§ **SOURCE DATA**:

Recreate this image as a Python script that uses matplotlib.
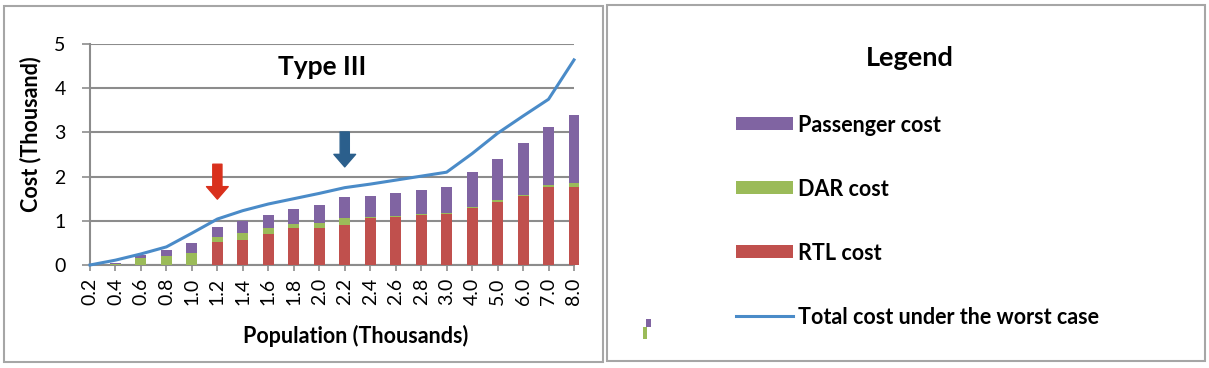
import matplotlib
matplotlib.use("Agg")
import matplotlib.pyplot as plt
from matplotlib.patches import Rectangle
from matplotlib.lines import Line2D
import numpy as np

# ── data (thousands) ─────────────────────────────────────────────────────────
population = ["0.2", "0.4", "0.6", "0.8", "1.0", "1.2", "1.4", "1.6", "1.8", "2.0",
              "2.2", "2.4", "2.6", "2.8", "3.0", "4.0", "5.0", "6.0", "7.0", "8.0"]
rtl_cost = [0.00, 0.00, 0.00, 0.00, 0.00, 0.51, 0.56, 0.70, 0.83, 0.83,
            0.90, 1.06, 1.08, 1.13, 1.15, 1.28, 1.43, 1.56, 1.77, 1.77]
dar_cost = [0.00, 0.03, 0.15, 0.20, 0.28, 0.13, 0.16, 0.13, 0.09, 0.13,
            0.16, 0.02, 0.03, 0.02, 0.02, 0.03, 0.03, 0.03, 0.03, 0.09]
passenger_cost = [0.00, 0.02, 0.07, 0.14, 0.21, 0.23, 0.28, 0.30, 0.34, 0.40,
                  0.47, 0.47, 0.53, 0.55, 0.59, 0.79, 0.94, 1.16, 1.32, 1.53]
total_worst = [0.00, 0.11, 0.25, 0.41, 0.72, 1.04, 1.23, 1.38, 1.50, 1.62,
               1.75, 1.83, 1.92, 2.01, 2.10, 2.52, 2.98, 3.37, 3.75, 4.64]

legend_labels = ["Passenger cost", "DAR cost", "RTL cost",
                 "Total cost under the worst case"]

C_RTL = "#C0504D"
C_DAR = "#9BBB59"
C_PAS = "#8064A2"
C_LINE = "#4A8BC8"
C_GRID = "#8C8C8C"
FONT = ["Lato", "DejaVu Sans"]

plt.rcParams["font.family"] = FONT

W, H = 1209, 368
fig = plt.figure(figsize=(W / 100, H / 100), dpi=100, facecolor="white")


def fx(px):
    return px / W


def fy(py):
    return (H - py) / H


# panel borders
for x0, y0, x1, y1 in [(4, 6, 603, 362), (607, 5, 1205, 361)]:
    fig.add_artist(Rectangle((fx(x0), fy(y1)), fx(x1) - fx(x0), fy(y0) - fy(y1),
                             transform=fig.transFigure, fill=False,
                             edgecolor="#A6A6A6", linewidth=1.5))

# ── chart ────────────────────────────────────────────────────────────────────
ax = fig.add_axes([fx(90), fy(265), fx(574) - fx(90), fy(44) - fy(265)])
x = np.arange(len(population))
rtl = np.array(rtl_cost)
dar = np.array(dar_cost)
pas = np.array(passenger_cost)

bw = 0.43
ax.bar(x, rtl, bw, color=C_RTL, clip_on=False, zorder=3)
ax.bar(x, dar, bw, bottom=rtl, color=C_DAR, clip_on=False, zorder=3)
ax.bar(x, pas, bw, bottom=rtl + dar, color=C_PAS, clip_on=False, zorder=3)
ax.plot(x, total_worst, color=C_LINE, linewidth=2.2, clip_on=False, zorder=4)

ax.set_xlim(0, len(population) - 1)
ax.set_ylim(0, 5)
ax.set_yticks(range(6))
ax.set_xticks(x)
ax.set_xticklabels(population, rotation=90, fontsize=14)
ax.tick_params(axis="y", labelsize=14, length=5.5, color=C_GRID, width=1.2, pad=12)
ax.tick_params(axis="x", length=4, color=C_GRID, width=1.2, pad=5)
ax.yaxis.grid(True, color=C_GRID, linewidth=1.5, zorder=0)
ax.set_axisbelow(True)
for s in ["top", "right"]:
    ax.spines[s].set_visible(False)
for s in ["bottom", "left"]:
    ax.spines[s].set_color(C_GRID)
    ax.spines[s].set_linewidth(1.5)

ax.set_ylabel("Cost (Thousand)", fontsize=15.5, fontweight="bold")
ax.yaxis.set_label_coords(-0.10, 0.593)
ax.set_xlabel("Population (Thousands)", fontsize=15.5, fontweight="bold")
ax.xaxis.set_label_coords(0.548, -0.27)
ax.text(0.479, 0.896, "Type III", transform=ax.transAxes, ha="center", va="center",
        fontsize=19, fontweight="bold")

# arrows marking the break points
arrow_style = "simple,head_length=0.75,head_width=1.3,tail_width=0.55"
ax.annotate("", xy=(5, 1.49), xytext=(5, 2.28),
            arrowprops=dict(arrowstyle=arrow_style, color="#D9301C",
                            shrinkA=0, shrinkB=0, mutation_scale=12))
ax.annotate("", xy=(10, 2.22), xytext=(10, 3.01),
            arrowprops=dict(arrowstyle=arrow_style, color="#2B5F8C",
                            shrinkA=0, shrinkB=0, mutation_scale=12))

# ── legend panel ─────────────────────────────────────────────────────────────
fig.text(fx(910), fy(58), "Legend", ha="center", va="center",
         fontsize=19.5, fontweight="bold")
legend_colors = [C_PAS, C_DAR, C_RTL, C_LINE]
for i, (lab, col) in enumerate(zip(legend_labels, legend_colors)):
    yc = 123.5 + 64 * i
    if i < 3:
        fig.add_artist(Rectangle((fx(736), fy(yc + 6.5)), fx(57), 13 / H,
                                 transform=fig.transFigure, color=col, linewidth=0))
    else:
        fig.add_artist(Line2D([fx(736), fx(793)], [fy(yc), fy(yc)],
                              transform=fig.transFigure, color=col, linewidth=2.2))
    fig.text(fx(798), fy(yc), lab, ha="left", va="center_baseline",
             fontsize=15.5, fontweight="bold")

# tiny stray legend marker in the corner of the panel
fig.add_artist(Rectangle((fx(646), fy(327)), fx(5), 8 / H, transform=fig.transFigure,
                         color=C_PAS, linewidth=0))
fig.add_artist(Rectangle((fx(643), fy(339)), fx(4), 12 / H, transform=fig.transFigure,
                         color=C_DAR, linewidth=0))

fig.savefig("out.png", dpi=100, facecolor="white")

§ **WHAT YOU HAVE TO DO**:
Pictures in the data above should not be copied; transcribe everything else exactly.

§ **EXERCISE RESULT**:
Recreate this image as a Python script that uses matplotlib.
import matplotlib
matplotlib.use("Agg")
import matplotlib.pyplot as plt
from matplotlib.patches import Rectangle
from matplotlib.lines import Line2D
import numpy as np

# ── data (thousands) ─────────────────────────────────────────────────────────
population = ["0.2", "0.4", "0.6", "0.8", "1.0", "1.2", "1.4", "1.6", "1.8", "2.0",
              "2.2", "2.4", "2.6", "2.8", "3.0", "4.0", "5.0", "6.0", "7.0", "8.0"]
rtl_cost = [0.00, 0.00, 0.00, 0.00, 0.00, 0.51, 0.56, 0.70, 0.83, 0.83,
            0.90, 1.06, 1.08, 1.13, 1.15, 1.28, 1.43, 1.56, 1.77, 1.77]
dar_cost = [0.00, 0.03, 0.15, 0.20, 0.28, 0.13, 0.16, 0.13, 0.09, 0.13,
            0.16, 0.02, 0.03, 0.02, 0.02, 0.03, 0.03, 0.03, 0.03, 0.09]
passenger_cost = [0.00, 0.02, 0.07, 0.14, 0.21, 0.23, 0.28, 0.30, 0.34, 0.40,
                  0.47, 0.47, 0.53, 0.55, 0.59, 0.79, 0.94, 1.16, 1.32, 1.53]
total_worst = [0.00, 0.11, 0.25, 0.41, 0.72, 1.04, 1.23, 1.38, 1.50, 1.62,
               1.75, 1.83, 1.92, 2.01, 2.10, 2.52, 2.98, 3.37, 3.75, 4.64]

legend_labels = ["Passenger cost", "DAR cost", "RTL cost",
                 "Total cost under the worst case"]

C_RTL = "#C0504D"
C_DAR = "#9BBB59"
C_PAS = "#8064A2"
C_LINE = "#4A8BC8"
C_GRID = "#8C8C8C"
FONT = ["Lato", "DejaVu Sans"]

plt.rcParams["font.family"] = FONT

W, H = 1209, 368
fig = plt.figure(figsize=(W / 100, H / 100), dpi=100, facecolor="white")


def fx(px):
    return px / W


def fy(py):
    return (H - py) / H


# panel borders
for x0, y0, x1, y1 in [(4, 6, 603, 362), (607, 5, 1205, 361)]:
    fig.add_artist(Rectangle((fx(x0), fy(y1)), fx(x1) - fx(x0), fy(y0) - fy(y1),
                             transform=fig.transFigure, fill=False,
                             edgecolor="#A6A6A6", linewidth=1.5))

# ── chart ────────────────────────────────────────────────────────────────────
ax = fig.add_axes([fx(90), fy(265), fx(574) - fx(90), fy(44) - fy(265)])
x = np.arange(len(population))
rtl = np.array(rtl_cost)
dar = np.array(dar_cost)
pas = np.array(passenger_cost)

bw = 0.43
ax.bar(x, rtl, bw, color=C_RTL, clip_on=False, zorder=3)
ax.bar(x, dar, bw, bottom=rtl, color=C_DAR, clip_on=False, zorder=3)
ax.bar(x, pas, bw, bottom=rtl + dar, color=C_PAS, clip_on=False, zorder=3)
ax.plot(x, total_worst, color=C_LINE, linewidth=2.2, clip_on=False, zorder=4)

ax.set_xlim(0, len(population) - 1)
ax.set_ylim(0, 5)
ax.set_yticks(range(6))
ax.set_xticks(x)
ax.set_xticklabels(population, rotation=90, fontsize=14)
ax.tick_params(axis="y", labelsize=14, length=5.5, color=C_GRID, width=1.2, pad=12)
ax.tick_params(axis="x", length=4, color=C_GRID, width=1.2, pad=5)
ax.yaxis.grid(True, color=C_GRID, linewidth=1.5, zorder=0)
ax.set_axisbelow(True)
for s in ["top", "right"]:
    ax.spines[s].set_visible(False)
for s in ["bottom", "left"]:
    ax.spines[s].set_color(C_GRID)
    ax.spines[s].set_linewidth(1.5)

ax.set_ylabel("Cost (Thousand)", fontsize=15.5, fontweight="bold")
ax.yaxis.set_label_coords(-0.10, 0.593)
ax.set_xlabel("Population (Thousands)", fontsize=15.5, fontweight="bold")
ax.xaxis.set_label_coords(0.548, -0.27)
ax.text(0.479, 0.896, "Type III", transform=ax.transAxes, ha="center", va="center",
        fontsize=19, fontweight="bold")

# arrows marking the break points
arrow_style = "simple,head_length=0.75,head_width=1.3,tail_width=0.55"
ax.annotate("", xy=(5, 1.49), xytext=(5, 2.28),
            arrowprops=dict(arrowstyle=arrow_style, color="#D9301C",
                            shrinkA=0, shrinkB=0, mutation_scale=12))
ax.annotate("", xy=(10, 2.22), xytext=(10, 3.01),
            arrowprops=dict(arrowstyle=arrow_style, color="#2B5F8C",
                            shrinkA=0, shrinkB=0, mutation_scale=12))

# ── legend panel ─────────────────────────────────────────────────────────────
fig.text(fx(910), fy(58), "Legend", ha="center", va="center",
         fontsize=19.5, fontweight="bold")
legend_colors = [C_PAS, C_DAR, C_RTL, C_LINE]
for i, (lab, col) in enumerate(zip(legend_labels, legend_colors)):
    yc = 123.5 + 64 * i
    if i < 3:
        fig.add_artist(Rectangle((fx(736), fy(yc + 6.5)), fx(57), 13 / H,
                                 transform=fig.transFigure, color=col, linewidth=0))
    else:
        fig.add_artist(Line2D([fx(736), fx(793)], [fy(yc), fy(yc)],
                              transform=fig.transFigure, color=col, linewidth=2.2))
    fig.text(fx(798), fy(yc), lab, ha="left", va="center_baseline",
             fontsize=15.5, fontweight="bold")

# tiny stray legend marker in the corner of the panel
fig.add_artist(Rectangle((fx(646), fy(327)), fx(5), 8 / H, transform=fig.transFigure,
                         color=C_PAS, linewidth=0))
fig.add_artist(Rectangle((fx(643), fy(339)), fx(4), 12 / H, transform=fig.transFigure,
                         color=C_DAR, linewidth=0))

fig.savefig("out.png", dpi=100, facecolor="white")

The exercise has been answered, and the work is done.